==== MATERIAL
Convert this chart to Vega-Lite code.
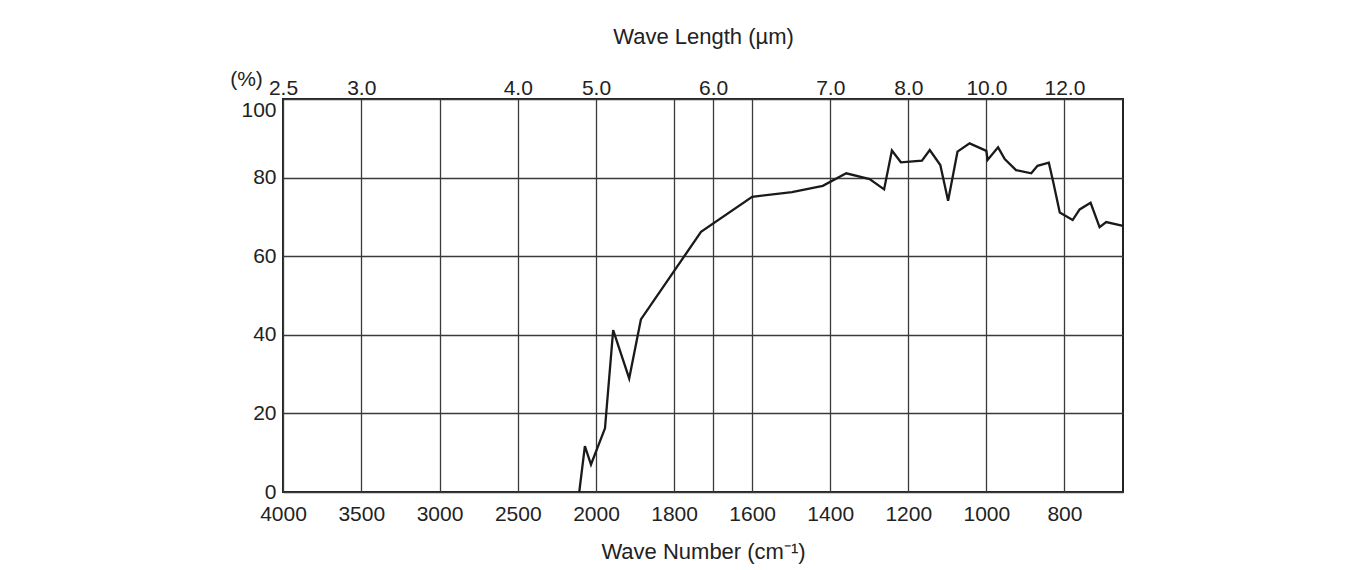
{
  "$schema": "https://vega.github.io/schema/vega-lite/v6.json",
  "width": 840,
  "height": 393,
  "autosize": {"type": "none"},
  "padding": {"left": 283, "top": 99, "right": 239, "bottom": 78},
  "background": "white",
  "config": {
    "view": {"stroke": "#222222", "strokeWidth": 2},
    "axis": {
      "labelFont": "Liberation Sans",
      "titleFont": "Liberation Sans",
      "labelFontSize": 21,
      "titleFontSize": 22,
      "labelColor": "#222222",
      "titleColor": "#222222",
      "titleFontWeight": "normal",
      "domain": false,
      "ticks": false,
      "tickSize": 0,
      "gridColor": "#3a3a3a",
      "gridWidth": 1.3,
      "gridOpacity": 1
    }
  },
  "data": {
    "values": [
      {"wn": 2107, "t": 0},
      {"wn": 2071, "t": 11.7},
      {"wn": 2032, "t": 7.0},
      {"wn": 1977, "t": 16.2},
      {"wn": 1956, "t": 41.2},
      {"wn": 1915, "t": 28.9},
      {"wn": 1885, "t": 43.9},
      {"wn": 1731, "t": 66.2},
      {"wn": 1600, "t": 75.1},
      {"wn": 1498, "t": 76.3},
      {"wn": 1419, "t": 77.9},
      {"wn": 1359, "t": 81.1},
      {"wn": 1299, "t": 79.6},
      {"wn": 1262, "t": 77.0},
      {"wn": 1242, "t": 86.9},
      {"wn": 1219, "t": 83.9},
      {"wn": 1165, "t": 84.3},
      {"wn": 1145, "t": 87.0},
      {"wn": 1118, "t": 83.2},
      {"wn": 1098, "t": 74.1},
      {"wn": 1074, "t": 86.6},
      {"wn": 1043, "t": 88.7},
      {"wn": 1000, "t": 86.8},
      {"wn": 997, "t": 84.5},
      {"wn": 970, "t": 87.7},
      {"wn": 953, "t": 84.7},
      {"wn": 924, "t": 81.9},
      {"wn": 885, "t": 81.1},
      {"wn": 869, "t": 83.0},
      {"wn": 840, "t": 83.8},
      {"wn": 829, "t": 79.0},
      {"wn": 812, "t": 71.1},
      {"wn": 779, "t": 69.2},
      {"wn": 761, "t": 71.9},
      {"wn": 733, "t": 73.6},
      {"wn": 710, "t": 67.4},
      {"wn": 693, "t": 68.7},
      {"wn": 650, "t": 67.7}
    ]
  },
  "encoding": {
    "y": {
      "field": "t",
      "type": "quantitative",
      "scale": {"domain": [0, 100], "nice": false, "zero": true},
      "axis": {
        "values": [0, 20, 40, 60, 80, 100],
        "grid": true,
        "labelPadding": 7,
        "labelBaseline": {"condition": {"test": "datum.value == 100", "value": "top"}, "value": "middle"},
        "title": "(%)",
        "titleAngle": 0,
        "titleAlign": "center",
        "titleBaseline": "middle",
        "titleX": -37,
        "titleY": -20,
        "titleFontSize": 21
      }
    }
  },
  "layer": [
    {
      "mark": {"type": "line", "color": "#1a1a1a", "strokeWidth": 2.3},
      "encoding": {
        "x": {
          "field": "wn",
          "type": "quantitative",
          "scale": {"domain": [4000, 2000, 650], "range": [0, 313, 840], "nice": false, "zero": false},
          "axis": {
            "orient": "bottom",
            "values": [4000, 3500, 3000, 2500, 2000, 1800, 1700, 1600, 1400, 1200, 1000, 800],
            "format": "d",
            "labelExpr": "datum.value == 1700 ? '' : datum.label",
            "labelPadding": 11,
            "labelFlush": false,
            "grid": true,
            "title": "Wave Number (cm⁻¹)",
            "titleY": 66,
            "titleBaseline": "alphabetic"
          }
        }
      }
    },
    {
      "mark": {"type": "line", "opacity": 0},
      "encoding": {
        "x": {
          "field": "wn",
          "type": "quantitative",
          "scale": {"domain": [4000, 2000, 650], "range": [0, 313, 840], "nice": false, "zero": false},
          "axis": {
            "orient": "top",
            "values": [4000, 3500, 2500, 2000, 1700, 1400, 1200, 1000, 800],
            "labelExpr": "datum.value == 4000 ? '2.5' : datum.value == 3500 ? '3.0' : datum.value == 2500 ? '4.0' : datum.value == 2000 ? '5.0' : datum.value == 1700 ? '6.0' : datum.value == 1400 ? '7.0' : datum.value == 1200 ? '8.0' : datum.value == 1000 ? '10.0' : '12.0'",
            "labelPadding": 1,
            "labelFlush": false,
            "grid": false,
            "title": "Wave Length (µm)",
            "titleY": -56,
            "titleBaseline": "alphabetic"
          }
        }
      }
    }
  ],
  "resolve": {"axis": {"x": "independent"}}
}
========
WHAT TO DO:
All the lines above are to be given again exactly as they read, with the pictures removed.

EXERCISE SOLUTION:
Convert this chart to Vega-Lite code.
{
  "$schema": "https://vega.github.io/schema/vega-lite/v6.json",
  "width": 840,
  "height": 393,
  "autosize": {"type": "none"},
  "padding": {"left": 283, "top": 99, "right": 239, "bottom": 78},
  "background": "white",
  "config": {
    "view": {"stroke": "#222222", "strokeWidth": 2},
    "axis": {
      "labelFont": "Liberation Sans",
      "titleFont": "Liberation Sans",
      "labelFontSize": 21,
      "titleFontSize": 22,
      "labelColor": "#222222",
      "titleColor": "#222222",
      "titleFontWeight": "normal",
      "domain": false,
      "ticks": false,
      "tickSize": 0,
      "gridColor": "#3a3a3a",
      "gridWidth": 1.3,
      "gridOpacity": 1
    }
  },
  "data": {
    "values": [
      {"wn": 2107, "t": 0},
      {"wn": 2071, "t": 11.7},
      {"wn": 2032, "t": 7.0},
      {"wn": 1977, "t": 16.2},
      {"wn": 1956, "t": 41.2},
      {"wn": 1915, "t": 28.9},
      {"wn": 1885, "t": 43.9},
      {"wn": 1731, "t": 66.2},
      {"wn": 1600, "t": 75.1},
      {"wn": 1498, "t": 76.3},
      {"wn": 1419, "t": 77.9},
      {"wn": 1359, "t": 81.1},
      {"wn": 1299, "t": 79.6},
      {"wn": 1262, "t": 77.0},
      {"wn": 1242, "t": 86.9},
      {"wn": 1219, "t": 83.9},
      {"wn": 1165, "t": 84.3},
      {"wn": 1145, "t": 87.0},
      {"wn": 1118, "t": 83.2},
      {"wn": 1098, "t": 74.1},
      {"wn": 1074, "t": 86.6},
      {"wn": 1043, "t": 88.7},
      {"wn": 1000, "t": 86.8},
      {"wn": 997, "t": 84.5},
      {"wn": 970, "t": 87.7},
      {"wn": 953, "t": 84.7},
      {"wn": 924, "t": 81.9},
      {"wn": 885, "t": 81.1},
      {"wn": 869, "t": 83.0},
      {"wn": 840, "t": 83.8},
      {"wn": 829, "t": 79.0},
      {"wn": 812, "t": 71.1},
      {"wn": 779, "t": 69.2},
      {"wn": 761, "t": 71.9},
      {"wn": 733, "t": 73.6},
      {"wn": 710, "t": 67.4},
      {"wn": 693, "t": 68.7},
      {"wn": 650, "t": 67.7}
    ]
  },
  "encoding": {
    "y": {
      "field": "t",
      "type": "quantitative",
      "scale": {"domain": [0, 100], "nice": false, "zero": true},
      "axis": {
        "values": [0, 20, 40, 60, 80, 100],
        "grid": true,
        "labelPadding": 7,
        "labelBaseline": {"condition": {"test": "datum.value == 100", "value": "top"}, "value": "middle"},
        "title": "(%)",
        "titleAngle": 0,
        "titleAlign": "center",
        "titleBaseline": "middle",
        "titleX": -37,
        "titleY": -20,
        "titleFontSize": 21
      }
    }
  },
  "layer": [
    {
      "mark": {"type": "line", "color": "#1a1a1a", "strokeWidth": 2.3},
      "encoding": {
        "x": {
          "field": "wn",
          "type": "quantitative",
          "scale": {"domain": [4000, 2000, 650], "range": [0, 313, 840], "nice": false, "zero": false},
          "axis": {
            "orient": "bottom",
            "values": [4000, 3500, 3000, 2500, 2000, 1800, 1700, 1600, 1400, 1200, 1000, 800],
            "format": "d",
            "labelExpr": "datum.value == 1700 ? '' : datum.label",
            "labelPadding": 11,
            "labelFlush": false,
            "grid": true,
            "title": "Wave Number (cm⁻¹)",
            "titleY": 66,
            "titleBaseline": "alphabetic"
          }
        }
      }
    },
    {
      "mark": {"type": "line", "opacity": 0},
      "encoding": {
        "x": {
          "field": "wn",
          "type": "quantitative",
          "scale": {"domain": [4000, 2000, 650], "range": [0, 313, 840], "nice": false, "zero": false},
          "axis": {
            "orient": "top",
            "values": [4000, 3500, 2500, 2000, 1700, 1400, 1200, 1000, 800],
            "labelExpr": "datum.value == 4000 ? '2.5' : datum.value == 3500 ? '3.0' : datum.value == 2500 ? '4.0' : datum.value == 2000 ? '5.0' : datum.value == 1700 ? '6.0' : datum.value == 1400 ? '7.0' : datum.value == 1200 ? '8.0' : datum.value == 1000 ? '10.0' : '12.0'",
            "labelPadding": 1,
            "labelFlush": false,
            "grid": false,
            "title": "Wave Length (µm)",
            "titleY": -56,
            "titleBaseline": "alphabetic"
          }
        }
      }
    }
  ],
  "resolve": {"axis": {"x": "independent"}}
}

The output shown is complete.